The current management of Korea Zinc on Friday decided to up the ante to maintain control over the world’s largest zinc smelter, lifting the tender offer price to 890,000 won ($660) per share, higher than 830,000 won presented by the coalition of MBK Partners and Young Poong.
While the current management of Korea Zinc, represented by Chairman Choi Yun-beom, initially targeted securing an additional 15.5 percent of the total issued shares, the target has been raised to 17.5 percent. Adding the 2 percent target set by US private investment giant Bain Capital, whom Choi has joined hands with, he could secure an additional 20 percent stake in the company.
With the decision, the tender offer plan will cost around 3.2 trillion won for Korea Zinc, up over 500 billion won from the previously budgeted 2.7 trillion won.
Jericho Partners, a special purpose company launched by the Choi family, raised the tender offer price for Korea Zinc’s affiliate Young Poong Precision from 30,000 to 35,000 won as well, according to a regulatory filing made Friday. This is also higher than the MBK-Young Poong coalition’s 30,000 won offer.
Owning a 1.85 percent stake in Korea Zinc, the affiliate is considered a key stakeholder in the proxy fight.

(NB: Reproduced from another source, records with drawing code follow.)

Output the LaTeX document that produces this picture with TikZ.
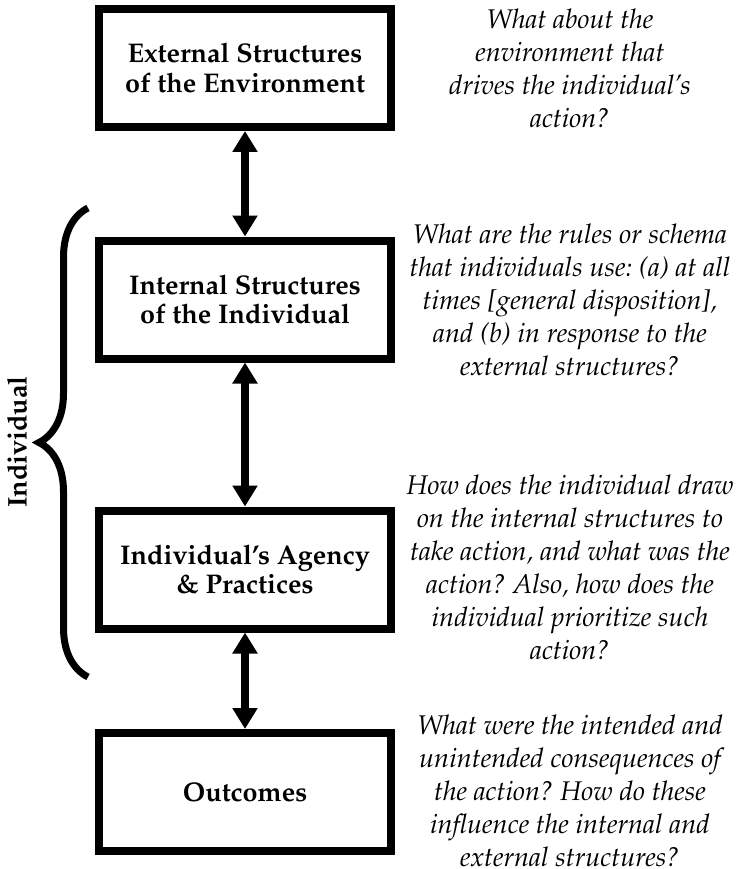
\documentclass[tikz,border=0pt]{standalone}
\usepackage[T1]{fontenc}
\usepackage{mathpazo}
\usepackage{tikz}
\usetikzlibrary{arrows.meta,decorations.pathreplacing}
\frenchspacing

\begin{document}
\begin{tikzpicture}[x=1pt, y=1pt,
  box/.style={draw, line width=8pt, minimum width=292pt, minimum height=118pt, align=center, font=\fontsize{27}{29.5}\selectfont\bfseries},
  question/.style={align=center, inner sep=0pt, font=\fontsize{27}{33}\selectfont\itshape},
  link/.style={line width=8pt, {Triangle[width=24pt,length=21pt]}-{Triangle[width=24pt,length=21pt]}},
  bracket/.style={line width=7pt, decorate, decoration={brace, amplitude=49pt}}]
\useasboundingbox (0,0) rectangle (741,-869);
\def\boxx{245}
\def\qx{570}
\node[box] (ext) at (\boxx,-68) {External Structures\\of the Environment};
\node[box] (int) at (\boxx,-299.5) {Internal Structures\\of the Individual};
\node[box] (agency) at (\boxx,-569.5) {Individual's Agency\\\& Practices};
\node[box] (out) at (\boxx,-792) {Outcomes};
\foreach \a/\b in {ext/int, int/agency, agency/out}
  \draw[link] (\a) -- (\b);
\node[question] (q1) at (\qx,-68) {What about the\\environment that\\drives the individual's\\action?};
\node[question] (q2) at (\qx,-299.5) {What are the rules or schema\\that individuals use: (a) at all\\times [general disposition],\\and (b) in response to the\\external structures?};
\node[question] (q3) at (\qx,-567) {How does the individual draw\\on the internal structures to\\take action, and what was the\\action? Also, how does the\\individual prioritize such\\action?};
\node[question] (q4) at (\qx,-791) {What were the intended and\\unintended consequences of\\the action? How do these\\influence the internal and\\external structures?};
\coordinate (brtop) at (88,-208);
\coordinate (brbot) at (88,-677);
\draw[bracket] (brbot) -- (brtop);
\node[rotate=90, font=\fontsize{27}{29.5}\selectfont\bfseries] (indiv) at (17,-442) {Individual};
\end{tikzpicture}
\end{document}
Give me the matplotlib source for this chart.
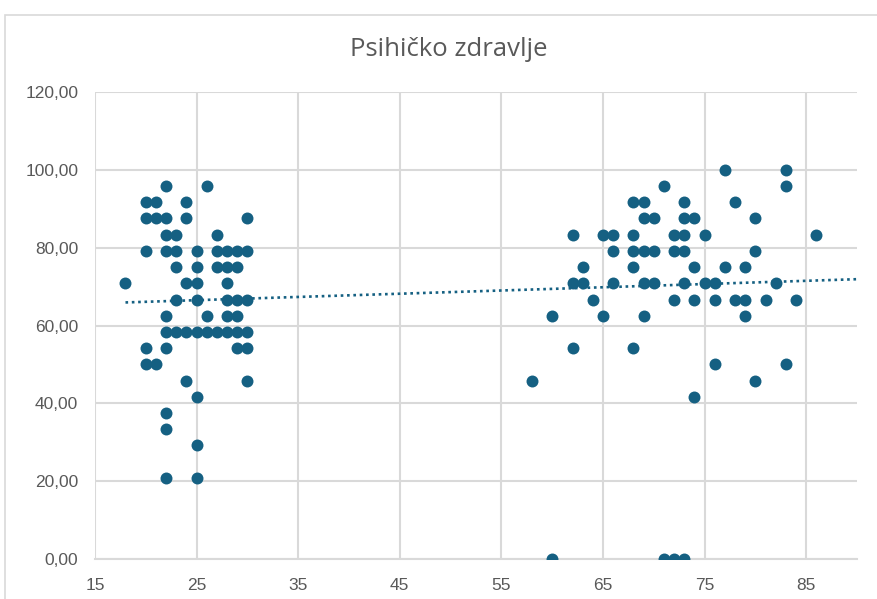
import numpy as np
import matplotlib
matplotlib.use('Agg')
import matplotlib.pyplot as plt
from matplotlib.patches import Rectangle
from matplotlib.ticker import FuncFormatter

# age (x) and mental-health score (y)
age = [22, 26,
       20, 21, 24,
       20, 21, 22, 24, 30,
       22, 23, 27,
       20, 22, 23, 25, 27, 28, 29, 30,
       23, 25, 27, 28, 29,
       18, 24, 25, 28,
       23, 25, 28, 29, 30,
       22, 26, 28, 29,
       22, 23, 24, 25, 26, 27, 28, 29, 30,
       20, 22, 29, 30,
       20, 21,
       24, 30,
       25,
       22,
       22,
       25,
       22, 25,
       # older group
       77, 83,
       71, 83,
       68, 69, 73, 78,
       69, 70, 73, 74, 80,
       62, 65, 66, 68, 72, 73, 75, 86,
       66, 68, 69, 70, 72, 73, 80,
       63, 68, 74, 77, 79,
       62, 63, 66, 69, 70, 73, 75, 76, 82,
       64, 72, 74, 76, 78, 79, 81, 84,
       60, 65, 69, 79,
       62, 68,
       76, 83,
       58, 80,
       74,
       60, 71, 72, 73]

score = [95.83] * 2 + [91.67] * 3 + [87.5] * 5 + [83.33] * 3 + [79.17] * 8 + \
        [75.0] * 5 + [70.83] * 4 + [66.67] * 5 + [62.5] * 4 + [58.33] * 9 + \
        [54.17] * 4 + [50.0] * 2 + [45.83] * 2 + [41.67] + [37.5] + [33.33] + \
        [29.17] + [20.83] * 2 + \
        [100.0] * 2 + [95.83] * 2 + [91.67] * 4 + [87.5] * 5 + [83.33] * 8 + \
        [79.17] * 7 + [75.0] * 5 + [70.83] * 9 + [66.67] * 8 + [62.5] * 4 + \
        [54.17] * 2 + [50.0] * 2 + [45.83] * 2 + [41.67] + [0.0] * 4

title = 'Psihičko zdravlje'
xticks = [15, 25, 35, 45, 55, 65, 75, 85]
yticks = [0, 20, 40, 60, 80, 100, 120]

col = '#156082'
grid_col = '#D9D9D9'
txt_col = '#595959'

plt.rcParams['font.family'] = ['Liberation Sans', 'DejaVu Sans']

fig = plt.figure(figsize=(8.78, 5.99), dpi=100)
ax = fig.add_axes([95 / 878, 1 - 559 / 599, (857 - 95) / 878, (559 - 92) / 599])

# chart border
fig.patches.append(Rectangle((5 / 878, -0.1), 1.2, 1 - 15 / 599 + 0.1,
                             transform=fig.transFigure, fill=False,
                             edgecolor=grid_col, lw=1.2))

x = np.array(age, dtype=float)
y = np.array(score, dtype=float)
ax.scatter(x, y, s=74, color=col, zorder=3, linewidths=0)

# linear trendline
k, b = np.polyfit(x, y, 1)
xt = np.array([x.min(), 90])
ax.plot(xt, k * xt + b, color=col, lw=1.9, linestyle=(0, (1, 1.4)), zorder=2)

ax.set_xlim(15, 90)
ax.set_ylim(0, 120)
ax.set_xticks(xticks)
ax.set_yticks(yticks)
ax.yaxis.set_major_formatter(FuncFormatter(lambda v, p: f'{v:.2f}'.replace('.', ',')))
ax.grid(True, color=grid_col, lw=1.5)
ax.set_axisbelow(True)
for s in ['top', 'right', 'left']:
    ax.spines[s].set_visible(False)
ax.spines['bottom'].set_color(grid_col)
ax.spines['bottom'].set_linewidth(1.5)
ax.tick_params(length=0, labelsize=12.5, labelcolor=txt_col)
ax.tick_params(axis='x', pad=14)
ax.tick_params(axis='y', pad=12)

fig.text(449 / 878, 1 - 49 / 599, title, ha='center', va='center',
         fontsize=18.5, color=txt_col, family=['Open Sans', 'DejaVu Sans'])

fig.savefig('out.png', dpi=100)
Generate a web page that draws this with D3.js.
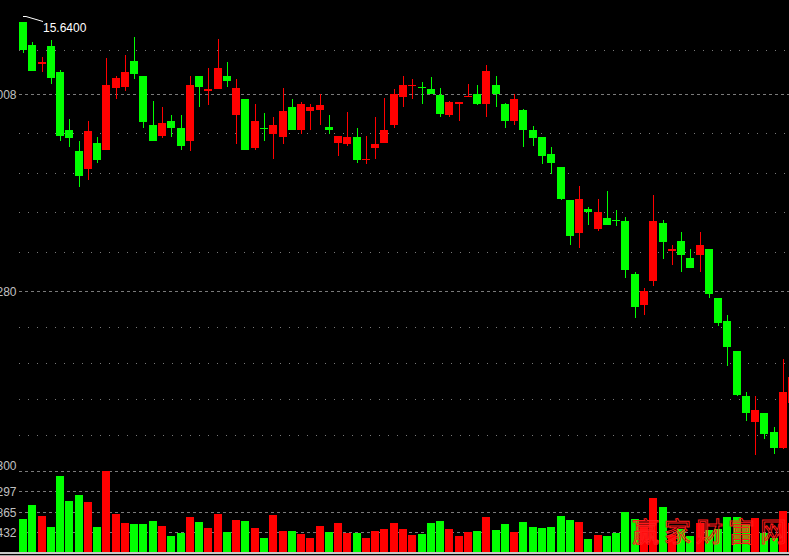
<!DOCTYPE html>
<html><head><meta charset="utf-8">
<script src="https://cdn.jsdelivr.net/npm/d3@7/dist/d3.min.js"></script>
<style>html,body{margin:0;padding:0;background:#000;overflow:hidden}</style>
</head><body><svg id="c" width="789" height="556"></svg>
<script>
// ---- data ----
const opens  = [15.64,15.44,15.27,15.43,15.20,14.69,14.51,14.35,14.58,14.52,15.06,15.07,15.30,15.17,14.74,14.64,14.77,14.71,14.60,15.17,
                15.03,15.05,15.17,14.82,14.96,14.53,14.71,14.66,14.63,14.89,14.69,14.86,14.87,14.72,14.58,14.57,14.63,14.43,14.53,14.58,
                14.74,14.98,15.08,15.07,15.05,15.00,14.82,14.92,14.98,15.01,14.92,15.09,14.92,14.77,14.87,14.69,14.63,14.48,14.37,14.08,
                13.79,14.00,13.82,13.92,13.90,13.89,13.43,13.16,13.37,13.88,13.63,13.72,13.57,13.60,13.65,13.22,13.02,12.75,12.36,12.13,
                12.21,12.04,11.90,12.30];
const highs  = [15.64,15.46,15.33,15.48,15.22,14.79,14.60,14.77,14.63,15.32,15.17,15.35,15.51,15.17,14.95,14.89,14.82,14.82,15.17,15.17,
                15.24,15.49,15.29,15.14,14.96,14.92,14.84,14.81,15.06,14.96,14.94,14.92,15.01,14.82,14.64,14.85,14.71,14.64,14.81,14.97,
                15.05,15.17,15.14,15.11,15.16,15.06,14.95,14.94,15.10,15.09,15.26,15.17,14.93,15.01,14.88,14.73,14.63,14.54,14.37,14.08,
                14.20,14.02,14.09,14.16,13.99,13.93,13.45,13.31,14.12,13.90,13.68,13.80,13.65,13.80,13.65,13.22,13.07,12.75,12.39,12.36,
                12.21,12.09,12.68,12.57];
const lows   = [15.37,15.21,15.20,15.10,14.60,14.54,14.19,14.25,14.40,14.52,14.96,15.03,15.14,14.71,14.60,14.62,14.63,14.52,14.51,14.89,
                14.91,15.05,15.07,14.57,14.52,14.52,14.60,14.44,14.57,14.69,14.66,14.69,14.74,14.66,14.46,14.55,14.40,14.39,14.44,14.58,
                14.71,14.89,14.96,14.92,15.01,14.81,14.81,14.77,14.98,14.91,14.81,14.89,14.71,14.74,14.54,14.55,14.39,14.31,14.08,13.68,
                13.66,13.86,13.81,13.86,13.85,13.39,13.04,13.07,13.32,13.56,13.51,13.45,13.48,13.45,13.22,12.97,12.62,12.36,12.14,11.84,
                11.98,11.85,11.89,12.27];
const closes = [15.39,15.21,15.29,15.15,14.64,14.62,14.29,14.68,14.43,15.09,15.15,15.20,15.18,14.76,14.60,14.75,14.71,14.55,15.09,15.07,
                15.05,15.24,15.12,15.06,14.52,14.77,14.70,14.74,14.86,14.69,14.92,14.89,14.91,14.69,14.64,14.63,14.43,14.44,14.57,14.69,
                15.01,15.09,15.09,15.06,15.01,14.83,14.94,14.94,14.99,14.92,15.21,15.01,14.77,14.96,14.69,14.62,14.46,14.40,14.09,13.76,
                14.09,13.97,13.97,13.86,13.89,13.46,13.14,13.28,13.89,13.71,13.65,13.60,13.48,13.68,13.25,13.00,12.79,12.37,12.21,12.24,
                12.03,11.90,12.39,12.53];
const volumes = [20260,28856,22102,15349,46660,31311,34995,30698,15349,49730,23330,17805,17191,17191,19032,15963,9823,11665,21488,18419,
                 14735,23330,12279,19646,19032,14735,8595,22716,12893,12893,11051,8595,15963,12279,17805,11665,11665,8595,12893,14121,
                 17805,14121,10437,11051,17805,19032,14121,9823,12279,12893,21488,13507,17191,12279,18419,15349,14735,15349,22102,19646,
                 18419,7981,10437,9823,11665,24558,20260,15349,33153,27628,10437,14121,9823,17805,13507,14121,21488,21488,16577,20874,
                 11665,8595,25172,17805];
const priceMajorTicks  = [15.008, 13.280];
const priceMajorLabels = ["15.008", "13.280"];
const priceMinorTicks  = [15.394, 14.663, 14.312, 13.970, 13.619, 12.962, 12.646, 12.330, 12.014];
const volumeTicks      = [49730, 37297, 24865, 12432];
const volumeTickLabels = ["49300", "37297", "24865", "12432"];
const maxPriceLabel = "15.6400";
const watermark = "赢家财富网";

// ---- drawing ----
const W = 789, H = 556;
const svg = d3.select("#c");
svg.append("rect").attr("width", W).attr("height", H).attr("fill", "#000");

const x  = d3.scaleLinear().domain([0, 82]).range([23, 783]);
const y  = d3.scaleLinear().domain([13.280, 15.008]).range([291, 94]);
const yv = d3.scaleLinear().domain([0, 49730]).range([552, 471]);

const RED = "#ff0000", GREEN = "#00ff00", GRID = "#7a7a7a", LABEL = "#c0c0c0";
const gx0 = 19;

// grid
const g = svg.append("g");
g.selectAll(".minor").data(priceMinorTicks).join("line")
  .attr("x1", gx0).attr("x2", W)
  .attr("y1", d => Math.round(y(d)) + 0.5).attr("y2", d => Math.round(y(d)) + 0.5)
  .attr("stroke", GRID).attr("stroke-width", 1).attr("stroke-dasharray", "1,8");
g.selectAll(".major").data(priceMajorTicks).join("line")
  .attr("x1", gx0).attr("x2", W)
  .attr("y1", d => Math.round(y(d)) + 0.5).attr("y2", d => Math.round(y(d)) + 0.5)
  .attr("stroke", GRID).attr("stroke-width", 1).attr("stroke-dasharray", "3,3");
g.selectAll(".vgrid").data(volumeTicks).join("line")
  .attr("x1", gx0).attr("x2", W)
  .attr("y1", d => Math.round(yv(d)) + 0.5).attr("y2", d => Math.round(yv(d)) + 0.5)
  .attr("stroke", GRID).attr("stroke-width", 1).attr("stroke-dasharray", "3,3");

const data = opens.map((o, i) => ({i, o, h: highs[i], l: lows[i], c: closes[i], v: volumes[i]}));
const col = d => d.c > d.o ? RED : GREEN;

// volume bars
svg.append("g").selectAll("rect").data(data).join("rect")
  .attr("x", d => Math.round(x(d.i)) - 4)
  .attr("width", 8)
  .attr("y", d => Math.round(yv(d.v)))
  .attr("height", d => Math.round(yv(0)) - Math.round(yv(d.v)))
  .attr("fill", col);

// candles
const cg = svg.append("g");
cg.selectAll(".wick").data(data).join("rect")
  .attr("x", d => Math.round(x(d.i)))
  .attr("width", 1)
  .attr("y", d => Math.round(y(d.h)))
  .attr("height", d => Math.max(1, Math.round(y(d.l)) - Math.round(y(d.h))))
  .attr("fill", col);
cg.selectAll(".body").data(data).join("rect")
  .attr("x", d => Math.round(x(d.i)) - 4)
  .attr("width", 8)
  .attr("y", d => Math.round(y(Math.max(d.o, d.c))))
  .attr("height", d => Math.max(1, Math.round(y(Math.min(d.o, d.c))) - Math.round(y(Math.max(d.o, d.c)))))
  .attr("fill", col);

// labels
const font = "'Liberation Sans', Arial, sans-serif";
svg.append("g").selectAll("text").data(priceMajorTicks).join("text")
  .attr("x", 16.5).attr("y", d => Math.round(y(d)) + 4.5)
  .attr("text-anchor", "end").attr("fill", LABEL)
  .style("font-family", font).style("font-size", "12px")
  .text((d, i) => priceMajorLabels[i]);
svg.append("g").selectAll("text").data(volumeTicks).join("text")
  .attr("x", 16.5).attr("y", (d, i) => i === 0 ? Math.round(yv(d)) - 1 : Math.round(yv(d)) + 4.5)
  .attr("text-anchor", "end").attr("fill", LABEL)
  .style("font-family", font).style("font-size", "12px")
  .text((d, i) => volumeTickLabels[i]);

// max price annotation
const maxIdx = d3.maxIndex(highs);
const ax = Math.round(x(maxIdx)), ay = 16.5;
svg.append("path")
  .attr("d", `M${ax},${ay} L${ax + 3},${ay} L${ax + 20},${ay + 5}`)
  .attr("fill", "none").attr("stroke", "#fff").attr("stroke-width", 1);
svg.append("text").attr("x", ax + 20).attr("y", 32)
  .attr("fill", "#fff").style("font-family", font).style("font-size", "12px")
  .text(maxPriceLabel);

// bottom border
svg.append("rect").attr("x", 0).attr("y", 552).attr("width", W).attr("height", 2).attr("fill", "#c8c8c8");
svg.append("rect").attr("x", 0).attr("y", 555).attr("width", W).attr("height", 1).attr("fill", "#a8a8a8");

// watermark
svg.append("text").attr("x", 632).attr("y", 542)
  .attr("fill", "none").attr("stroke", "#ff1a1a").attr("stroke-width", 1)
  .style("font-family", "'Noto Sans CJK SC', sans-serif").style("font-size", "27px")
  .style("letter-spacing", "5px")
  .text(watermark);
</script></body></html>
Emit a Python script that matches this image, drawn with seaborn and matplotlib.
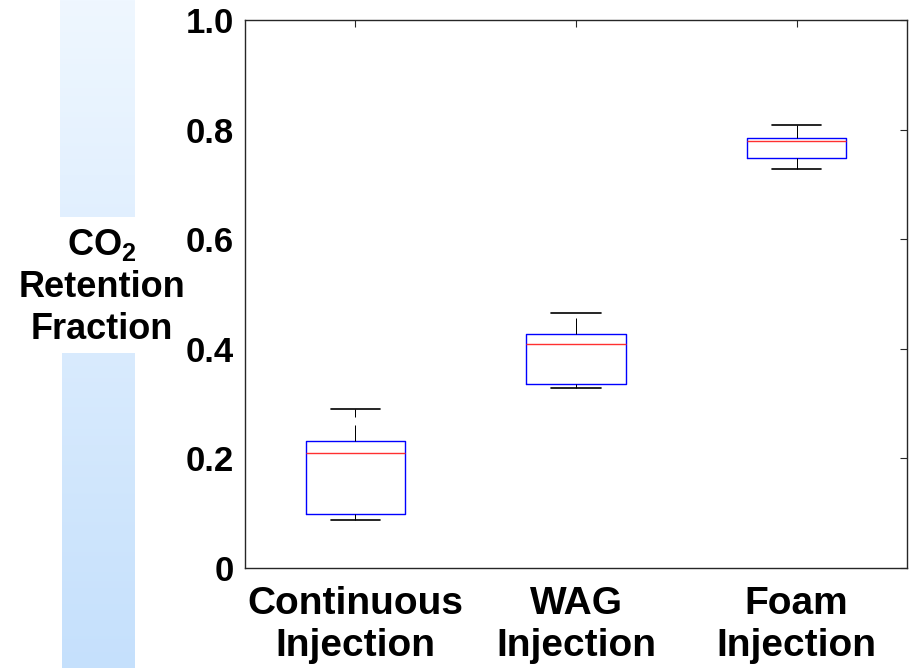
import numpy as np
import pandas as pd
import matplotlib
matplotlib.use("Agg")
import matplotlib.pyplot as plt
import seaborn as sns

# five-number summaries (whisker low, q1, median, q3, whisker high)
groups = ["Continuous\nInjection", "WAG\nInjection", "Foam\nInjection"]
continuous = [0.088, 0.099, 0.209, 0.232, 0.290]
wag = [0.329, 0.336, 0.409, 0.427, 0.466]
foam = [0.729, 0.749, 0.779, 0.785, 0.808]
y_ticks = [0, 0.2, 0.4, 0.6, 0.8, 1.0]
y_ticklabels = ["0", "0.2", "0.4", "0.6", "0.8", "1.0"]

df = pd.DataFrame({
    "method": np.repeat(groups, 5),
    "fraction": continuous + wag + foam,
})

sns.set_style("white")
plt.rcParams["font.family"] = ["Liberation Sans", "DejaVu Sans"]
plt.rcParams["font.weight"] = "bold"
plt.rcParams["text.color"] = "black"
plt.rcParams["xtick.labelcolor"] = "black"
plt.rcParams["ytick.labelcolor"] = "black"
plt.rcParams["mathtext.fontset"] = "custom"
plt.rcParams["mathtext.rm"] = "Liberation Sans:bold"
plt.rcParams["mathtext.bf"] = "Liberation Sans:bold"

fig = plt.figure(figsize=(9.11, 6.68), dpi=100)

# light blue gradient strip behind the y label
bg = fig.add_axes([0, 0, 1, 1], zorder=-1)
bg.set_xlim(0, 911)
bg.set_ylim(668, 0)
bg.axis("off")
top_c = np.array([239, 247, 255]) / 255
bot_c = np.array([197, 224, 252]) / 255
t = np.linspace(0, 1, 668)[:, None]
grad = top_c * (1 - t[..., None]) + bot_c * t[..., None]
bg.imshow(grad[0:217], extent=(60, 135, 217, 0), aspect="auto")
bg.imshow(grad[353:668], extent=(62, 135, 668, 353), aspect="auto")

ax = fig.add_axes([245 / 911, 1 - 568 / 668, 662 / 911, 548 / 668])
sns.boxplot(
    data=df, x="method", y="fraction", ax=ax,
    fill=False, width=0.45, whis=np.inf, linewidth=1,
    boxprops=dict(color="blue", linewidth=1),
    medianprops=dict(color="#ff3030", linewidth=1),
    whiskerprops=dict(color="black", linewidth=0.72, linestyle=(0, (16, 8))),
    capprops=dict(color="black", linewidth=1.2),
)

ax.set_xlim(-0.5, 2.5)
ax.set_ylim(0, 1)
ax.set_yticks(y_ticks)
ax.set_yticklabels(y_ticklabels)
ax.set_xlabel("")
ax.set_ylabel("")
ax.tick_params(direction="in", top=True, right=True, length=5, width=0.8,
               color="#262626", labelcolor="black")
ax.tick_params(axis="y", labelsize=25, pad=8)
ax.tick_params(axis="x", labelsize=28, pad=13)
for lab in ax.get_xticklabels() + ax.get_yticklabels():
    lab.set_fontweight("bold")
    lab.set_color("black")
for s in ax.spines.values():
    s.set_visible(True)
    s.set_color("#262626")
    s.set_linewidth(1.0)

fig.text(102 / 911, 1 - 287 / 668, "$\\mathbf{CO_2}$\nRetention\nFraction",
         ha="center", va="center", multialignment="center",
         fontsize=26, fontweight="bold", linespacing=1.25, color="black")

fig.savefig("out.png", dpi=100)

With the target amount maintained at 25 percent, the tender offer budget for Young Poong Precision has been raised from 118 billion won to 138 billion won.
The MBK-Young Poong alliance attacked the price raise for Korea Zinc as a move that burdens the company’s finances.
“The board’s decision will negatively affect the company in a permanent way,” MBK said in a statement issued shortly after Korea Zinc decided to raise the bid price.
“Young Poong, the largest shareholder (of Korea Zinc) cannot accept that such a huge amount will be used to protect Choi. When things wrap up, Korea Zinc will be in debt of 2.7 trillion won. What will the company earn in return? Nothing.”
Korea Zinc is to pool 2.7 trillion won through corporate loans to fund the 3.2 trillion won offer.
Despite intensifying competition for management control, MBK announced Wednesday that it will not further raise the tender offer price for Korea Zinc, claiming additional price competition will only damage the corporate value of Korea Zinc and Young Poong Precision.
Wednesday's announcement came a few days after the Financial Supervisory Service expressed concerns about the heated price competition for Korea Zinc. FSS Gov. Lee Bok-hyun said the watchdog will keep a close look at the dispute as excessive competition could lead to market instabilities.
The share price of Korea Zinc stood at 794,000 won at 2 p.m. Friday, up 5,000 won, or 0.63 percent, from the previous trading day. Young Poong Precision shares traded at 29,000 won, marking a loss of 2,250 won, or 7.2 percent.